Unless the Pentagon budget is reduced and the military-industrial establishment held more accountable, such debate is probably futile.

The US should abandon its security strategy of military-industrial independence. It should initiate proposals for cooperation by Western democracies: first, in reducing per capita costs and increasing the effectiveness of conventional military forces so the West can renounce the threat of first use and eliminate its mutual competition for arms exports to nonaligned nations; second, in launching programs for developing resources, markets, and employment, and boosting per capita income in nonaligned nations so as to strengthen Western political/economic interdependence and security.

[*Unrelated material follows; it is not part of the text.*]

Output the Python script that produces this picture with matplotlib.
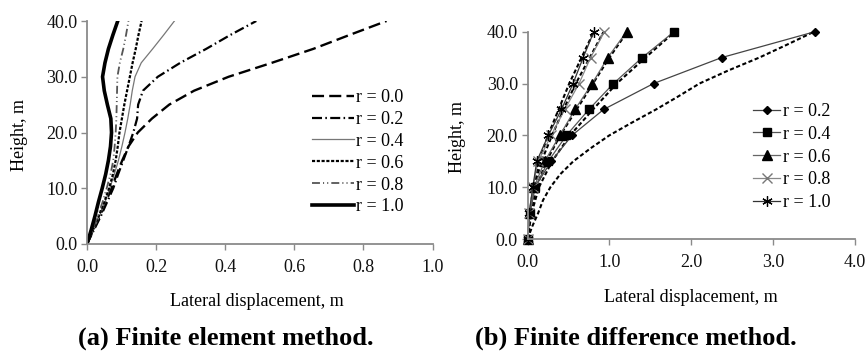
import matplotlib
matplotlib.use("Agg")
import matplotlib.pyplot as plt

plt.rcParams['font.family'] = ['Liberation Serif', 'DejaVu Serif']

# ---------------- data: (a) finite element method ----------------
fem_height = [0, 2.5, 5, 7.5, 10, 12.5, 15, 17.5, 20, 22.5, 25, 27.5, 30, 32.5, 35, 37.5, 40]
fem_r00 = [0, 0.018, 0.037, 0.054, 0.071, 0.086, 0.102, 0.120, 0.147, 0.188, 0.238, 0.310, 0.410, 0.535, 0.655, 0.760, 0.867]
fem_r02 = [0, 0.020, 0.040, 0.058, 0.076, 0.090, 0.105, 0.120, 0.134, 0.145, 0.148, 0.162, 0.205, 0.270, 0.345, 0.415, 0.490]
fem_r04 = [0, 0.018, 0.036, 0.052, 0.066, 0.079, 0.091, 0.101, 0.110, 0.118, 0.125, 0.131, 0.139, 0.157, 0.190, 0.222, 0.253]
fem_r06 = [0, 0.017, 0.034, 0.050, 0.064, 0.075, 0.083, 0.089, 0.094, 0.101, 0.108, 0.116, 0.124, 0.132, 0.141, 0.149, 0.158]
fem_r08 = [0, 0.016, 0.031, 0.045, 0.057, 0.068, 0.076, 0.080, 0.083, 0.085, 0.086, 0.087, 0.088, 0.095, 0.105, 0.113, 0.120]
fem_r10 = [0, 0.012, 0.023, 0.033, 0.044, 0.054, 0.062, 0.068, 0.071, 0.069, 0.059, 0.050, 0.045, 0.052, 0.062, 0.075, 0.089]
fem_labels = ["r = 0.0", "r = 0.2", "r = 0.4", "r = 0.6", "r = 0.8", "r = 1.0"]

# ---------------- data: (b) finite difference method ----------------
fdm_height = [0, 5, 10, 15, 20, 25, 30, 35, 40]
fdm_r02 = [0, 0.03, 0.09, 0.29, 0.544, 0.93, 1.54, 2.37, 3.51]
fdm_r04 = [0, 0.03, 0.093, 0.254, 0.476, 0.75, 1.05, 1.40, 1.79]
fdm_r06 = [0, 0.025, 0.08, 0.21, 0.395, 0.58, 0.79, 0.98, 1.21]
fdm_r08 = [0, 0.02, 0.065, 0.13, 0.29, 0.455, 0.63, 0.77, 0.94]
fdm_r10 = [0, 0.02, 0.065, 0.113, 0.254, 0.415, 0.556, 0.68, 0.81]
fdm_labels = ["r = 0.2", "r = 0.4", "r = 0.6", "r = 0.8", "r = 1.0"]

# reference (dashed) curves in panel (b)
ref_height_low = [0, 2.5, 5, 7.5, 10, 12.5, 15, 17.5, 20, 22.5, 25, 27.5, 30, 32.5, 35, 37.5, 40]
ref_r02 = [0, 0.06, 0.13, 0.19, 0.28, 0.40, 0.56, 0.77, 1.00, 1.28, 1.57, 1.84, 2.10, 2.45, 2.83, 3.17, 3.50]
ref_height = [0, 5, 10, 15, 20, 25, 30, 35, 40]
ref_r04 = [0, 0.05, 0.14, 0.30, 0.52, 0.80, 1.09, 1.44, 1.80]
ref_r06 = [0, 0.04, 0.11, 0.23, 0.40, 0.60, 0.80, 1.00, 1.22]
ref_r08 = [0, 0.03, 0.08, 0.17, 0.30, 0.44, 0.59, 0.76, 0.93]
ref_r10 = [0, 0.03, 0.07, 0.14, 0.25, 0.38, 0.51, 0.66, 0.81]

W, H = 867, 352
fig = plt.figure(figsize=(W / 100, H / 100), dpi=100)


def fx(px):
    return px / W


def fy(py):
    return 1 - py / H


spine_col = "#8a8a8a"


def style_axes(ax, xpad):
    for s in ("top", "right"):
        ax.spines[s].set_visible(False)
    for s in ("left", "bottom"):
        ax.spines[s].set_color(spine_col)
        ax.spines[s].set_linewidth(1.3)
    ax.tick_params(axis="both", direction="out", length=4, width=1.0, color=spine_col,
                   labelsize=13, labelcolor="#111111")
    ax.tick_params(axis="x", pad=xpad)
    ax.tick_params(axis="y", pad=3)


# ---------------- panel (a) ----------------
ax1 = fig.add_axes([fx(87), fy(244), fx(432.5) - fx(87), fy(21) - fy(244)])
ax1.plot(fem_r00, fem_height, color="black", lw=1.7, dashes=(5.1, 2.2), label=fem_labels[0])
ax1.plot(fem_r02, fem_height, color="black", lw=1.6, dashes=(4.5, 1.5, 0.7, 1.5), label=fem_labels[1])
ax1.plot(fem_r04, fem_height, color="#777777", lw=0.9, label=fem_labels[2])
ax1.plot(fem_r06, fem_height, color="black", lw=1.6, dashes=(1.4, 0.75), label=fem_labels[3])
ax1.plot(fem_r08, fem_height, color="#555555", lw=1.3, dashes=(4.4, 1.7, 0.6, 1.7, 0.6, 1.7), label=fem_labels[4])
ax1.plot(fem_r10, fem_height, color="black", lw=2.6, label=fem_labels[5])
ax1.set_xlim(0, 1.0)
ax1.set_ylim(0, 40)
ax1.set_xticks([0, 0.2, 0.4, 0.6, 0.8, 1.0])
ax1.set_yticks([0, 10, 20, 30, 40])
ax1.xaxis.set_major_formatter(matplotlib.ticker.FormatStrFormatter("%.1f"))
ax1.yaxis.set_major_formatter(matplotlib.ticker.FormatStrFormatter("%.1f"))
style_axes(ax1, 7)
leg1 = ax1.legend(loc="upper left", bbox_to_anchor=(fx(312), fy(89)), bbox_transform=fig.transFigure,
                  frameon=False, fontsize=13, handlelength=2.3, handletextpad=0.15,
                  labelspacing=0.27, borderpad=0, borderaxespad=0)

# ---------------- panel (b) ----------------
ax2 = fig.add_axes([fx(527.5), fy(239), fx(855) - fx(527.5), fy(31.7) - fy(239)])
dash_kw = dict(color="black", lw=1.5, dashes=(2.0, 1.2))
ax2.plot(ref_r02, ref_height_low, **dash_kw)
ax2.plot(ref_r04, ref_height, **dash_kw)
ax2.plot(ref_r06, ref_height, **dash_kw)
ax2.plot(ref_r08, ref_height, **dash_kw)
ax2.plot(ref_r10, ref_height, **dash_kw)

ax2.plot(fdm_r02, fdm_height, color="#444444", lw=0.9, marker="D", ms=4.5, mfc="black", mec="black",
         clip_on=False, label=fdm_labels[0])
ax2.plot(fdm_r04, fdm_height, color="#555555", lw=0.9, marker="s", ms=6, mfc="black", mec="black",
         clip_on=False, label=fdm_labels[1])
ax2.plot(fdm_r06, fdm_height, color="#666666", lw=0.9, marker="^", ms=6.5, mfc="black", mec="black",
         clip_on=False, label=fdm_labels[2])
ax2.plot(fdm_r08, fdm_height, color="#888888", lw=0.9, marker="x", ms=7.5, mew=1.0, mec="#777777",
         clip_on=False, label=fdm_labels[3])
ax2.plot(fdm_r10, fdm_height, color="#333333", lw=0.9, marker=(6, 2, 0), ms=7.5, mew=0.9, mec="black",
         clip_on=False, label=fdm_labels[4])
ax2.set_xlim(0, 4.0)
ax2.set_ylim(0, 40)
ax2.set_xticks([0, 1, 2, 3, 4])
ax2.set_yticks([0, 10, 20, 30, 40])
ax2.xaxis.set_major_formatter(matplotlib.ticker.FormatStrFormatter("%.1f"))
ax2.yaxis.set_major_formatter(matplotlib.ticker.FormatStrFormatter("%.1f"))
style_axes(ax2, 7)
leg2 = ax2.legend(loc="upper left", bbox_to_anchor=(fx(753), fy(103)), bbox_transform=fig.transFigure,
                  frameon=False, fontsize=13, handlelength=1.5, handletextpad=0.15,
                  labelspacing=0.32, borderpad=0, borderaxespad=0)

# ---------------- labels & titles ----------------
fig.text(fx(19), fy(135), "Height, m", rotation=90, ha="center", va="center", fontsize=13)
fig.text(fx(458), fy(137), "Height, m", rotation=90, ha="center", va="center", fontsize=13)
fig.text(fx(257), fy(302), "Lateral displacement, m", ha="center", va="center", fontsize=13)
fig.text(fx(691), fy(297), "Lateral displacement, m", ha="center", va="center", fontsize=13)
fig.text(fx(226), fy(338), "(a) Finite element method.", ha="center", va="center",
         fontsize=19, fontweight="bold")
fig.text(fx(636), fy(338), "(b) Finite difference method.", ha="center", va="center",
         fontsize=19, fontweight="bold")

fig.savefig("out.png", dpi=100, facecolor="white")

Washington should authorize and fund ongoing or planned programs to develop, produce, and deploy conventional weapons only if one or more governments of NATO , Japan, or Australia agreed to cooperate by funding at least 35 percent of the estimated cost of the program. Thus, US defense expenditures could be reduced by at least 35 percent, or more than $100 billion. Allied governments would have incentives to increase their defense budgets, because the US would buy from their industries. US and allied defense firms would be free to compete, consort on, or merge interests in the larger common weapons market created by US-allied cooperation.

The US Army, Navy, and Air Force would be pressed to obtain cooperative allied partners to sustain their weapons acquisition programs. Thus, longstanding and wasteful rivalries among the Army, Navy, and Air Force for supremacy in Western military security missions, and for sustaining US political/military pork-barrel expenditures - would be reduced. US and allied governments and industries would strengthen their solidarity by agreeing on common contract terms (technical, financial, legal) of accountability for performance, settlement of disputes, transfers of funds, conservation of energy and environment, conditions of employment, etc. US managers and labor leaders could adopt cooperative and abandon adversarial modes of relations, and thus, from their European or Japanese counterparts, learn to work more productively and cooperatively together. In short, Western military security, political and economic solidarity, and US leadership vis-a-vis relations with the Soviets and nonaligned countries would be strengthened.

Conventional capabilities in the West would be increased from 50 to 300 percent, according to Gen. Andrew Goodpaster, former commander of NATO military forces. NATO military costs could be reduced by $20 billion. NATO could renounce its threat of first use of nuclear weapons against invasion by Soviet-led conventional forces. The US could initiate talks with the USSR for a nuclear-free zone in Europe and for reductions in strategic weapons.

The 35 percent savings from the Pentagon budget would enable the US to reduce its federal deficit. Interest rates could be reduced. The US could afford to revive its Marshall Plan for developing nations, and thereby to expand its exports of consumer-industrial products. This would improve employment and living standards in the US and nonaligned nations. Lower interest rates would relieve pressures for capital outflows from Western markets; nonaligned nations would acquire more equitable status as trading partners with the West.

The Soviets would be pressed to respond with their own economic programs or else to suffer containment or contraction of their Marxist revolution. Thus, the superpowers' arms race could be transformed to more peaceful uses of conflict.